If the results of U.S. policy missteps in the Middle East weren’t so tragic, you could easily run them as a series of Laurel and Hardy episodes. You remember those escapades where the thin and ever timid Stan Laurel and the large and always confident Oliver Hardy engage in one misadventure after another. And the episodes invariably end with Hardy, frustrated in the extreme, saying to Laurel: “Well, here’s another nice mess you’ve gotten me into.”
The U.S. is perfectly capable of getting into its own messes without much help from its friends. (See the mother of all mishaps, the U.S. invasion of Iraq.) But what’s more intriguing is how Washington tends to buy into policies that appear to serve its friends’ agendas while undermining America’s own.
Nowhere is that principle more clearly demonstrated than in U.S. support for the Saudi campaign to check the advances of the Houthis and their allies in Yemen. In the space of only two months the U.S. has managed to acquiesce in and support a Saudi-driven air campaign that has not worked, alienated more Yemeni actors than it’s converted, and turned what had been a principally domestic matter into a regional proxy war. Indeed, the Saudis are stuck in Yemen. But so is America.
However wrongheaded it’s turning out to be, it’s fairly easy to see why the Saudis launched their campaign against the Houthis. Think about Yemen as within the sphere of a kind of Saudi Monroe Doctrine. They’ve been interceding in and manipulating Yemeni politics for years with varying degrees of success and as early as 2009 already had a military dustup with the Houthis without much success.
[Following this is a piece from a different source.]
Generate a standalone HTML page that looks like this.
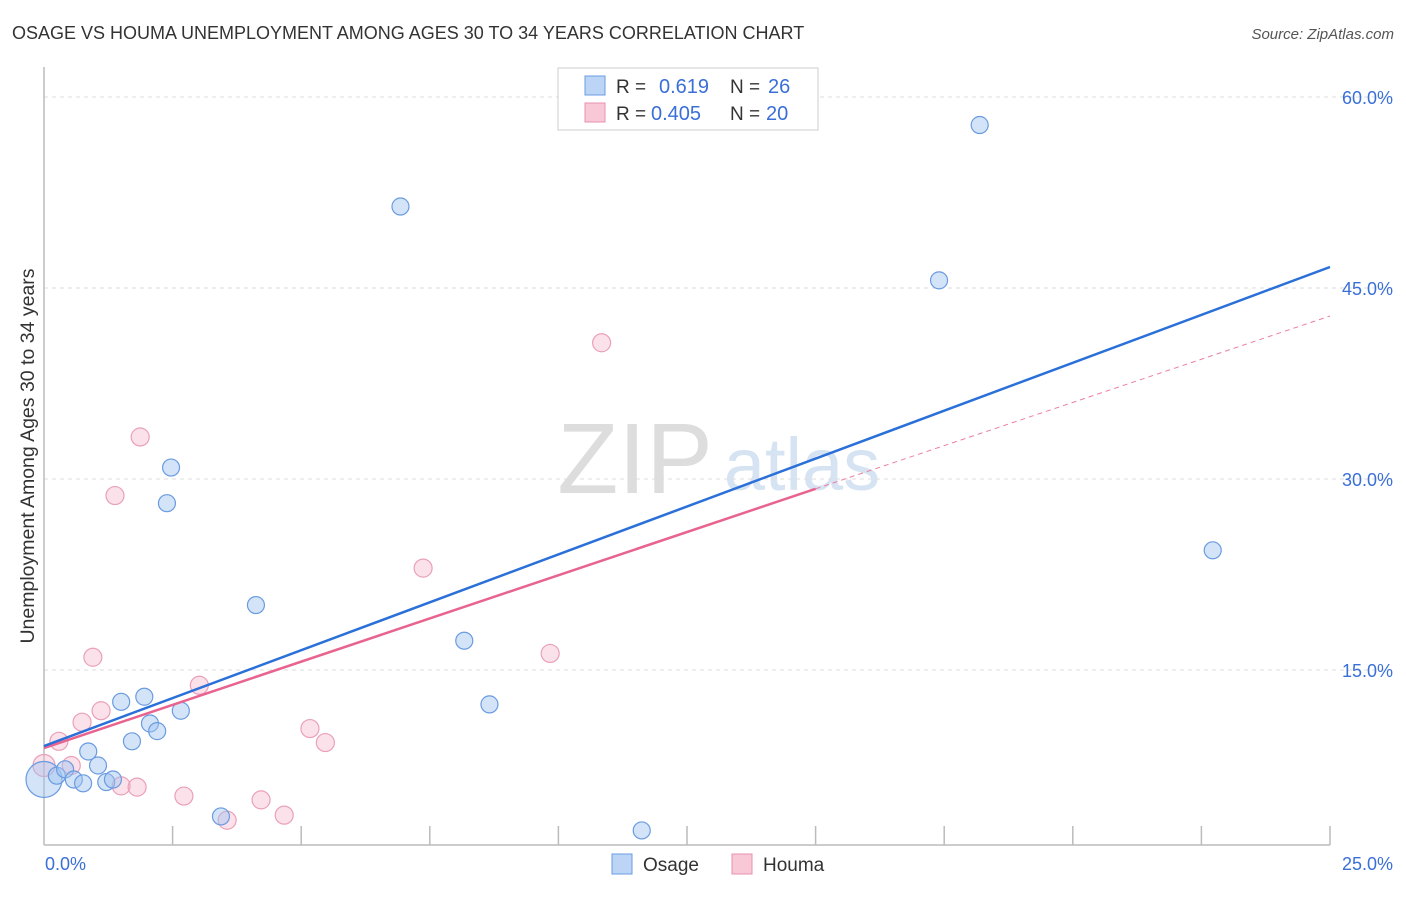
<!DOCTYPE html>
<html><head><meta charset="utf-8"><style>
body{margin:0;background:#fff;font-family:"Liberation Sans",sans-serif}
svg text{font-family:"Liberation Sans",sans-serif}
</style></head><body>
<svg id="c" width="1406" height="892">
<text x="12" y="39" font-size="18" fill="#333">OSAGE VS HOUMA UNEMPLOYMENT AMONG AGES 30 TO 34 YEARS CORRELATION CHART</text>
<text x="1394" y="39" font-size="15" fill="#555" font-style="italic" text-anchor="end">Source: ZipAtlas.com</text>
<text x="635" y="493" font-size="100" fill="#ddd" font-family="Liberation Serif" text-anchor="middle">ZIP</text>
<text x="802" y="490" font-size="74" fill="#d6e3f3" text-anchor="middle">atlas</text>
<g id="grid"></g>
<line x1="44" y1="67" x2="44" y2="845" stroke="#bbb" stroke-width="1.5"/>
<line x1="44" y1="845" x2="1330" y2="845" stroke="#bbb" stroke-width="1.5"/>
<g id="ticks"></g>
<g id="pts"></g>
<g id="lines"></g>
<text transform="translate(34,456) rotate(-90)" font-size="19.5" fill="#333" text-anchor="middle">Unemployment Among Ages 30 to 34 years</text>
<text x="45" y="870" font-size="18" fill="#3a6fd8">0.0%</text>
<text x="1393" y="870" font-size="18" fill="#3a6fd8" text-anchor="end">25.0%</text>
<g>
<rect x="558" y="68" width="260" height="62" fill="#fff" stroke="#ccc"/>
<rect x="585" y="76" width="20" height="19" fill="#bcd4f5" stroke="#6a9be0"/>
<rect x="585" y="103" width="20" height="19" fill="#f8c8d6" stroke="#e890ae"/>
<text x="616" y="93" font-size="19" fill="#333">R = </text><text x="659" y="93" font-size="20" fill="#3a6fd8">0.619</text>
<text x="730" y="93" font-size="19" fill="#333">N = </text><text x="768" y="93" font-size="20" fill="#3a6fd8">26</text>
<text x="616" y="120" font-size="19" fill="#333">R = </text><text x="651" y="120" font-size="20" fill="#3a6fd8">0.405</text>
<text x="730" y="120" font-size="19" fill="#333">N = </text><text x="766" y="120" font-size="20" fill="#3a6fd8">20</text>
</g>
<g><rect x="612" y="854" width="20" height="20" fill="#bcd4f5" stroke="#6a9be0"/><text x="643" y="871" font-size="19" fill="#333">Osage</text></g>
<g><rect x="732" y="854" width="20" height="20" fill="#f8c8d6" stroke="#e890ae"/><text x="763" y="871" font-size="19" fill="#333">Houma</text></g>
</svg>
<script>
const yTicks=[15,30,45,60];
const xTicks=[2.5,5,7.5,10,12.5,15,17.5,20,22.5,25];
const osageX=[0,0.25,0.41,0.58,0.76,0.86,1.05,1.21,1.34,1.5,1.71,1.95,2.06,2.2,2.39,2.47,2.66,3.44,4.12,6.93,8.17,8.66,11.62,17.4,18.19,22.72];
const osageY=[6.4,6.7,7.2,6.4,6.1,8.6,7.5,6.2,6.4,12.5,9.4,12.9,10.8,10.2,28.1,30.9,11.8,3.5,20.1,51.4,17.3,12.3,2.4,45.6,57.8,24.4];
const houmaX=[0,0.29,0.53,0.74,0.95,1.11,1.38,1.5,1.81,1.87,2.72,3.02,3.56,4.22,4.67,5.17,5.47,7.37,9.84,10.84];
const houmaY=[7.5,9.4,7.5,10.9,16.0,11.8,28.7,5.9,5.8,33.3,5.1,13.8,3.2,4.8,3.6,10.4,9.3,23.0,16.3,40.7];
const osageLine=[9.03,46.65];
const houmaLine=[8.87,42.8];
const houmaSolidEnd=15.0;
const X=v=>44+v/25*1286, Y=v=>861-v/15*191;
const NS='http://www.w3.org/2000/svg';
function mk(t,a,p){const e=document.createElementNS(NS,t);for(const k in a)e.setAttribute(k,a[k]);document.getElementById(p).appendChild(e);return e;}
yTicks.forEach(t=>{
 const l=mk('line',{x1:44,x2:1393,y1:Y(t),y2:Y(t),stroke:'#ddd','stroke-dasharray':'4,4'},'grid');
 
 
 const tx=mk('text',{x:1393,y:Y(t)+7,'font-size':18,fill:'#3a6fd8','text-anchor':'end'},'grid');
 tx.textContent=t.toFixed(1)+'%';
 
 
});
xTicks.forEach(t=>{
 const l=mk('line',{x1:X(t),x2:X(t),y1:826,y2:845,stroke:'#bbb','stroke-width':1.5},'ticks');
 
 
});
houmaX.forEach((x,i)=>{
 const c=mk('circle',{cx:X(x),cy:Y(houmaY[i]),r:i==0?11:9,fill:'rgba(245,180,200,0.4)',stroke:'#eaa0ba','stroke-width':1.2},'pts');
 
 
});
osageX.forEach((x,i)=>{
 const c=mk('circle',{cx:X(x),cy:Y(osageY[i]),r:i==0?18:8.5,fill:'rgba(160,195,240,0.45)',stroke:'#6a9be0','stroke-width':1.2},'pts');
 
 
});
const hAt=v=>houmaLine[0]+(houmaLine[1]-houmaLine[0])*v/25;
let l=mk('line',{x1:X(houmaSolidEnd),y1:Y(hAt(houmaSolidEnd)),x2:X(25),y2:Y(houmaLine[1]),stroke:'#ec7fa0','stroke-width':1,'stroke-dasharray':'5,4'},'lines');


l=mk('line',{x1:X(0),y1:Y(houmaLine[0]),x2:X(houmaSolidEnd),y2:Y(hAt(houmaSolidEnd)),stroke:'#e8648f','stroke-width':2.5},'lines');


l=mk('line',{x1:X(0),y1:Y(osageLine[0]),x2:X(25),y2:Y(osageLine[1]),stroke:'#2a70d8','stroke-width':2.5},'lines');


</script>
</body></html>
Given the Saudis’ fear of Iran, they see Yemen as part of an expanding Iranian-financed Shia arc, this time right in their own backyard. For Teheran, meanwhile, the Houthis were a low-cost way of sticking it to the Saudis. Riyadh has come to believe—maybe with some justification—that Iran sees the Houthis as a future Hezbollah doing its bidding in Yemen. What we know for sure is that initially Iran saw the Houthis, in the words of one Yemeni scholar, as the “cheapest middle finger it could give to Saudi Arabia.”
What’s in this for the United States is hard to divine now that thousands of Yemenis have been killed, peace talks are going nowhere, and the Houthis have secured additional ground. Initially Washington clearly wanted to support its Saudi ally, particularly at time when Riyadh was increasingly worried about a possible U.S.-Iranian deal on the nuclear issue. The Obama Administration has been providing targeting information and logistics to make possible what have become daily bombing attacks by the Saudis and other Arab members of their coalition. Perhaps the U.S. bought the Saudi notion that the Houthis would see reason in the face of this kind of airpower and agree to restore former Yemeni President Abd Rabbuh Mansour Hadi (now residing in Riyadh) to power.
Washington would like to figure a way out of this quagmire and has opened talks with the Houthis and backed the UN-sponsored peace process to broker a deal. But neither the diplomatic route nor the military one is working. For now neither the Houthis nor their Yemeni or Iranian allies have much reason or incentive to make concessions.
Indeed, when you think about the Yemeni imbroglio and the downsides for America, the consequences are just stunning.
First, rather than reassuring Riyadh, Washington has succeeded in alienating it. The Saudis know that the Obama administration really doesn’t have their back and would like to find a way out, perhaps on terms that the Saudis would not like.
Second, what may have been intended as a U.S. effort to signal Iran to stop expanding its influence in Yemen has only increased Iran’s incentive to back the successful Houthis.
Third, Washington is now directly associated, however unfairly, with a humanitarian disaster that has claimed at least 2,500 lives and added to the woes of an already failing state. And if that is not enough, by backing the Saudi campaign against the Houthis, the U.S. has alienated a potential ally in the fight against al Qaeda. Sunni extremists regard the Houthis as heretics and have already carried out attacks against their mosques. And of course, in the widening catastrophe that is Yemen, Al-Qaeda in the Arabian Peninsula (AQAP)—perhaps the greatest terror threat to U.S. commercial aviation—has expanded its influence.
One is hard-pressed to identify a single upside to U.S. support for the Saudi campaign. Whether Washington has sufficient influence or will to press the Saudis for a different approach is not clear. What is painfully obvious to all but the interminably obtuse is that while the Saudis may be partly responsible—to quote Oliver Hardy—for getting the U.S. into this “nice mess,” America has no one to blame but itself. By now you would have thought we’d had enough experience in this region to be able to tell the difference between a trap and an opportunity. Apparently not.